Because mine was an early morning train I got the standard breakfast which honestly is pretty basic and isn’t anything to write home about but is so cheap it doesn’t really matter and is still better than most airline meals.
One thing to note in case you need one is the power points, or in this case the lack of them. I lucked out and had one next to my seat but from what I could tell was one of the few who did. Most seats didn’t have them at all and overall there weren’t many. So make sure your electronics are charged beforehand.
There are a couple of main train stations in Alexandria that the train from Cairo stops at, the last one being the main Misr train station.

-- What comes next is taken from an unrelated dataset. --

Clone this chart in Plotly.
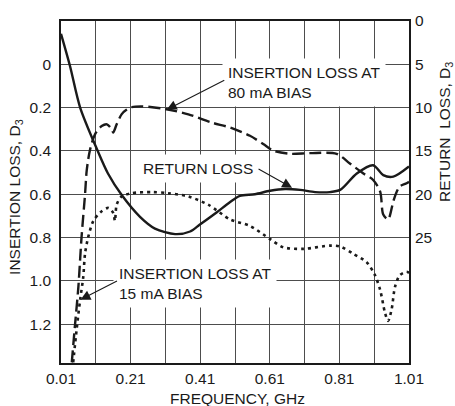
import plotly.graph_objects as go

# ---------------- data ----------------
# Return loss (right axis, solid)
rl_freq = [0.01, 0.036, 0.065, 0.115, 0.145, 0.184, 0.237, 0.28, 0.338, 0.381, 0.409, 0.457,
           0.496, 0.524, 0.567, 0.611, 0.654, 0.697, 0.74, 0.783, 0.812, 0.86, 0.907, 0.936,
           0.965, 1.01]
rl_val = [1.48, 5.22, 9.99, 14.95, 17.6, 20.06, 22.6, 23.96, 24.6, 24.3, 23.5, 22.1,
          20.9, 20.2, 20.0, 19.6, 19.4, 19.5, 19.75, 19.75, 19.5, 17.6, 16.65, 17.8,
          17.97, 16.8]

# Insertion loss at 80 mA bias (left axis, dashed)
il80_freq = [0.041, 0.05, 0.06, 0.069, 0.079, 0.084, 0.093, 0.108, 0.127, 0.142, 0.156, 0.16,
             0.17, 0.184, 0.199, 0.213, 0.242, 0.309, 0.376, 0.443, 0.496, 0.553, 0.591,
             0.62, 0.668, 0.726, 0.802, 0.84, 0.879, 0.907, 0.927, 0.936, 0.95, 0.965,
             0.975, 0.984, 1.003, 1.01]
il80_val = [1.376, 1.208, 1.026, 0.799, 0.602, 0.489, 0.398, 0.322, 0.285, 0.277, 0.3, 0.315,
            0.277, 0.231, 0.209, 0.198, 0.194, 0.206, 0.231, 0.269, 0.292, 0.33, 0.368,
            0.398, 0.413, 0.41, 0.413, 0.458, 0.504, 0.534, 0.587, 0.693, 0.716, 0.632,
            0.587, 0.563, 0.549, 0.542]

# Insertion loss at 15 mA bias (left axis, dotted)
il15_freq = [0.045, 0.055, 0.065, 0.074, 0.079, 0.088, 0.103, 0.127, 0.146, 0.16, 0.165, 0.17,
             0.184, 0.213, 0.271, 0.318, 0.376, 0.433, 0.496, 0.553, 0.611, 0.649, 0.706,
             0.783, 0.812, 0.85, 0.888, 0.912, 0.927, 0.941, 0.95, 0.96, 0.97, 0.984,
             1.003, 1.01]
il15_val = [1.376, 1.223, 1.087, 0.981, 0.875, 0.799, 0.723, 0.678, 0.663, 0.686, 0.723, 0.648,
            0.61, 0.595, 0.59, 0.595, 0.61, 0.648, 0.716, 0.746, 0.807, 0.845, 0.852,
            0.837, 0.841, 0.875, 0.913, 0.973, 1.041, 1.147, 1.185, 1.132, 1.026, 0.973,
            0.958, 0.963]

x_ticks = [0.01, 0.21, 0.41, 0.61, 0.81, 1.01]
x_ticklabels = ["0.01", "0.21", "0.41", "0.61", "0.81", "1.01"]
il_ticks = [0, 0.2, 0.4, 0.6, 0.8, 1.0, 1.2]
il_ticklabels = ["0", "0.2", "0.4", "0.6", "0.8", "1.0", "1.2"]
rl_ticks = [0, 5, 10, 15, 20, 25]
rl_ticklabels = ["0", "5", "10", "15", "20", "25"]

# ---------------- figure ----------------
FONT = "Liberation Sans, Arial, sans-serif"
INK = "#1a1a1a"
GRID = "#4d4d4d"

fig = go.Figure()
fig.add_trace(go.Scatter(x=il80_freq, y=il80_val, mode="lines", yaxis="y",
                         line=dict(color=INK, width=2.4, dash="12px,5px", shape="spline", smoothing=0.8),
                         showlegend=False, hoverinfo="skip"))
fig.add_trace(go.Scatter(x=il15_freq, y=il15_val, mode="lines", yaxis="y",
                         line=dict(color=INK, width=2.6, dash="3px,4px", shape="spline", smoothing=0.8),
                         showlegend=False, hoverinfo="skip"))
fig.add_trace(go.Scatter(x=rl_freq, y=rl_val, mode="lines", yaxis="y2",
                         line=dict(color=INK, width=2.4, shape="spline", smoothing=0.8),
                         showlegend=False, hoverinfo="skip"))

tickfont = dict(family=FONT, size=15.5, color=INK)

fig.update_layout(
    width=455, height=406,
    margin=dict(l=61, r=46, t=15, b=43),
    paper_bgcolor="white", plot_bgcolor="white",
    xaxis=dict(range=[0.01, 1.01], tickvals=x_ticks, ticktext=x_ticklabels,
               showgrid=True, gridcolor=GRID, gridwidth=1,
               minor=dict(dtick=0.1, tick0=0.01, showgrid=True, gridcolor=GRID, gridwidth=1),
               showline=True, linecolor=INK, linewidth=1.5, mirror=True,
               ticks="", ticklabelstandoff=1, tickfont=tickfont, zeroline=False),
    yaxis=dict(range=[1.379, -0.2], tickvals=il_ticks, ticktext=il_ticklabels,
               showgrid=True, gridcolor=GRID, gridwidth=1,
               showline=True, linecolor=INK, linewidth=1.5, mirror=True,
               ticks="", ticklabelstandoff=5, tickfont=tickfont, zeroline=False),
    yaxis2=dict(range=[39.48, 0], tickvals=rl_ticks, ticktext=rl_ticklabels,
                overlaying="y", side="right", showgrid=False, zeroline=False,
                ticks="", ticklabelstandoff=5, tickfont=tickfont, showline=False),
)

def px_x(p):
    return (p - 61) / 348.0

def px_y(p):
    return (363 - p) / 348.0

txt = dict(family=FONT, size=15.5, color=INK)
ann = []
# axis titles
ann.append(dict(text="INSERTION LOSS, D<sub>3</sub>", xref="paper", yref="paper",
                x=px_x(16), y=px_y(194), textangle=-90, showarrow=False, font=txt,
                xanchor="center", yanchor="middle"))
ann.append(dict(text="RETURN  LOSS, D<sub>3</sub>", xref="paper", yref="paper",
                x=px_x(445), y=px_y(128), textangle=-90, showarrow=False, font=txt,
                xanchor="center", yanchor="middle"))
ann.append(dict(text="FREQUENCY, GHz", xref="paper", yref="paper",
                x=px_x(237), y=px_y(399), showarrow=False, font=txt,
                xanchor="center", yanchor="middle"))
# labels with white boxes
ann.append(dict(text="INSERTION LOSS AT<br>80 mA BIAS", xref="paper", yref="paper",
                x=px_x(222), y=px_y(77.7), showarrow=False, font=txt, align="left",
                xanchor="left", yanchor="middle", bgcolor="white", borderpad=5))
ann.append(dict(text="RETURN LOSS", xref="paper", yref="paper",
                x=px_x(137), y=px_y(165), showarrow=False, font=txt, align="left",
                xanchor="left", yanchor="middle", bgcolor="white", borderpad=5))
ann.append(dict(text="INSERTION LOSS AT<br>15 mA BIAS", xref="paper", yref="paper",
                x=px_x(113), y=px_y(282.3), showarrow=False, font=txt, align="left",
                xanchor="left", yanchor="middle", bgcolor="white", borderpad=5))
# arrows
arrow = dict(showarrow=True, text="", arrowhead=2, arrowsize=1.8, arrowwidth=1.1,
             arrowcolor=INK, standoff=0)
ann.append(dict(arrow, x=0.314, y=0.209, xref="x", yref="y", ax=59, ay=-30))
ann.append(dict(arrow, x=0.674, y=19.24, xref="x", yref="y2", ax=-35, ay=-19.5))
ann.append(dict(arrow, x=0.066, y=1.087, xref="x", yref="y", ax=38, ay=-19.5))
fig.update_layout(annotations=ann)

fig.write_html("out.html")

To be perfectly honest it doesn’t matter which one you get off at as they are both relatively near the Corniche, which is where you are likely to be headed, and it is easy (and pretty much the same price) to get a taxi or an uber from either station dependent on where you need to be.
Getting back to Cairo.
Getting back to Cairo from Alexandria really is as easy as reversing the steps above. Simply go to either one of the main train stations in Alexandria, buying your ticket, and again go a day or two early if you want to leave or be back in Cairo at a specific time, and then just turning up for the right train.
Independent travel in Egypt is a lot easier than people think, and getting the train to Alexandria from Cairo is cheap, easy and comfortable. The train is one of the best ways to travel around Egypt independently and I wholeheartedly recommend it to anyone.